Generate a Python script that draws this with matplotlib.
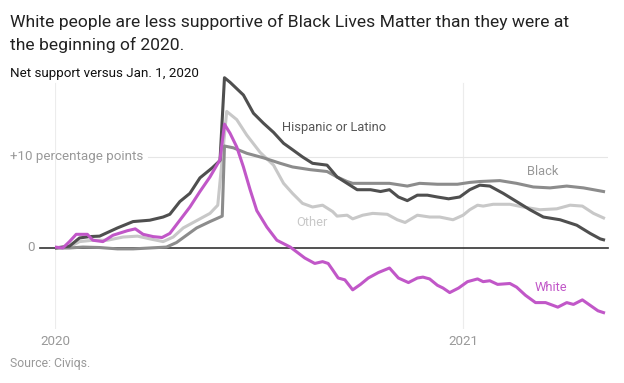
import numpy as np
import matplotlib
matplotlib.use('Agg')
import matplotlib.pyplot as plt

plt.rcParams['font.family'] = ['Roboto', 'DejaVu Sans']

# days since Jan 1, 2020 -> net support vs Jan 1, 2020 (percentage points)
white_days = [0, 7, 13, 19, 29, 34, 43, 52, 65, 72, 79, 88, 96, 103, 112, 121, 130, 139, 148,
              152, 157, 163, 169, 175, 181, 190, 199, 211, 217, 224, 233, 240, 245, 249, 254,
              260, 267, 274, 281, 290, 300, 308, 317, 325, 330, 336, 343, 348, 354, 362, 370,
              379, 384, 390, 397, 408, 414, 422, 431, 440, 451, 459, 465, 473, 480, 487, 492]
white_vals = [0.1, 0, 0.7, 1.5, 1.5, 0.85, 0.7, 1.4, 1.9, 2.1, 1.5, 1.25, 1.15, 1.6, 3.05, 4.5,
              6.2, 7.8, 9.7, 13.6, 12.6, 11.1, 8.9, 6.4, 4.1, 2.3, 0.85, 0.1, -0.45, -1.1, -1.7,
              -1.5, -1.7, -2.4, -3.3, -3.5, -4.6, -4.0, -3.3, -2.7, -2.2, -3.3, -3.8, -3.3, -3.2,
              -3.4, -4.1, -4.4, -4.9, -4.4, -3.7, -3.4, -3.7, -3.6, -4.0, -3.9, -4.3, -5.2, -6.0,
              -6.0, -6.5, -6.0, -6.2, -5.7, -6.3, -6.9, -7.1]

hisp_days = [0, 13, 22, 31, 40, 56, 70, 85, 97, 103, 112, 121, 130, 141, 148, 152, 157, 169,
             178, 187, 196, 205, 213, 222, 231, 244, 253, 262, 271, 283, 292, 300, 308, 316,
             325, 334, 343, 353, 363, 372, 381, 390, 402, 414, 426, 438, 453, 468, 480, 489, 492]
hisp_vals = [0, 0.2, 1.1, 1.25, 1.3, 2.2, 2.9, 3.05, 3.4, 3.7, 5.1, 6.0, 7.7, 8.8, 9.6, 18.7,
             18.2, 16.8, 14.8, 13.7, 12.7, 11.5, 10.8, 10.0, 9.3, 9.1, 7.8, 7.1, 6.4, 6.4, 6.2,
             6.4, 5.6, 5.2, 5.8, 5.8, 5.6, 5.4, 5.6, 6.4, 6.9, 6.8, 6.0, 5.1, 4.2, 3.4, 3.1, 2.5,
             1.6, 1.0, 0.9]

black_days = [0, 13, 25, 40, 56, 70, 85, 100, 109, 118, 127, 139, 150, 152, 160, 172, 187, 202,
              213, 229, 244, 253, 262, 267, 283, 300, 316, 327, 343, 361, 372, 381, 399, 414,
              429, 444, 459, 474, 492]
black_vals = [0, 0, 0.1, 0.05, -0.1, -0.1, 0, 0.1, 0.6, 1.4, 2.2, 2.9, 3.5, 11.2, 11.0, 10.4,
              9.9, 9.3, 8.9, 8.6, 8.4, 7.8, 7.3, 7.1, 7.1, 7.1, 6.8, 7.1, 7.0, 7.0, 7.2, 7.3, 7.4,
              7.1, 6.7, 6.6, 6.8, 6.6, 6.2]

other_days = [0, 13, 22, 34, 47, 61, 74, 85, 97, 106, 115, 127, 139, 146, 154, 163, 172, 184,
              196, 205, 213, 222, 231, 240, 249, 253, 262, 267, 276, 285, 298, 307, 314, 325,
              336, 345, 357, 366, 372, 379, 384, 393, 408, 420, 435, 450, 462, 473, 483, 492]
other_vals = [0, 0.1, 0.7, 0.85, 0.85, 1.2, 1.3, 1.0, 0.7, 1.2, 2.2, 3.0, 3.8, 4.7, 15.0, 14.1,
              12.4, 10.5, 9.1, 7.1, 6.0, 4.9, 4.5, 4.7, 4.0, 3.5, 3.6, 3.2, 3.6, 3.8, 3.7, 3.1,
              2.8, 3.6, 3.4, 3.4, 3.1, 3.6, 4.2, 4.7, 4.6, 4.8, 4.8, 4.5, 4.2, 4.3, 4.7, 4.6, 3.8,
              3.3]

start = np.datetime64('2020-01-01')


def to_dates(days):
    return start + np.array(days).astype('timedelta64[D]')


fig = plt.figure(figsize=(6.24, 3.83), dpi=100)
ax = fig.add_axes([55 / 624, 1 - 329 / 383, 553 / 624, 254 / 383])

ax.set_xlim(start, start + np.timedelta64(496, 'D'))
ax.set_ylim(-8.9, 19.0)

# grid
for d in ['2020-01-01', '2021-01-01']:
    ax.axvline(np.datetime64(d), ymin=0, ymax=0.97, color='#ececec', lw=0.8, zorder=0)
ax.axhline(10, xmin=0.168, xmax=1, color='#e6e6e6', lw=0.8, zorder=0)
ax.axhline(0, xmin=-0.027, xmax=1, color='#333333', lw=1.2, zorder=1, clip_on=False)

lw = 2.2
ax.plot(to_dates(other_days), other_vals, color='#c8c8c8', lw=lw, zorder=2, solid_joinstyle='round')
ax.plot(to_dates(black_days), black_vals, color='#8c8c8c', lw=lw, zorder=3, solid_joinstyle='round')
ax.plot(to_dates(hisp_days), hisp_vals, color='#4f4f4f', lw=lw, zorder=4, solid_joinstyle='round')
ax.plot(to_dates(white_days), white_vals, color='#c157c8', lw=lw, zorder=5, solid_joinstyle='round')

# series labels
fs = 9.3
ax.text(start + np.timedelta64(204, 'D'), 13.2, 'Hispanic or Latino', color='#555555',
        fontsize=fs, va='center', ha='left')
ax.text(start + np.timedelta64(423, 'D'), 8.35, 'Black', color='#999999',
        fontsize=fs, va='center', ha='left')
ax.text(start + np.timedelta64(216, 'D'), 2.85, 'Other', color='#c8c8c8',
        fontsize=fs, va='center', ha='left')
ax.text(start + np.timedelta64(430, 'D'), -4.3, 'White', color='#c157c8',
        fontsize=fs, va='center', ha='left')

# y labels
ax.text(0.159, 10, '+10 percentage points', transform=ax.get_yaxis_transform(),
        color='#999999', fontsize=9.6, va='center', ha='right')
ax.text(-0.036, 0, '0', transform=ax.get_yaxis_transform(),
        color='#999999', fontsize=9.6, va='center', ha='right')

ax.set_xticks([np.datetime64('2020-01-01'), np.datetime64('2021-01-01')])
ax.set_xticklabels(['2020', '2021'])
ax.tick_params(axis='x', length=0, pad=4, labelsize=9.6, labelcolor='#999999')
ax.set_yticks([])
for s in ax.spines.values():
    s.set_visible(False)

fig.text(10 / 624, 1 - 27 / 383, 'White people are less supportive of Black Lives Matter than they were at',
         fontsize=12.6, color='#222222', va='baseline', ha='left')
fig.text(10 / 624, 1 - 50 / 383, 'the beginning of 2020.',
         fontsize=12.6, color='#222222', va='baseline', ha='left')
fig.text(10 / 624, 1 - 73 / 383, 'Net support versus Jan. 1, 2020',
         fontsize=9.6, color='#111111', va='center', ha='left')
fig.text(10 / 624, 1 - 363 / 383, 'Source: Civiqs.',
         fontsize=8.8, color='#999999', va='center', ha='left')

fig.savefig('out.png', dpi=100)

## Job
Your task is to reproduce exactly the lines from the start of the data above through the line containing "plt.rcParams['font.family'] = ['Roboto', 'DejaVu", leaving every picture out.

## Correct output
Generate a Python script that draws this with matplotlib.
import numpy as np
import matplotlib
matplotlib.use('Agg')
import matplotlib.pyplot as plt

plt.rcParams['font.family'] = ['Roboto', 'DejaVu Sans']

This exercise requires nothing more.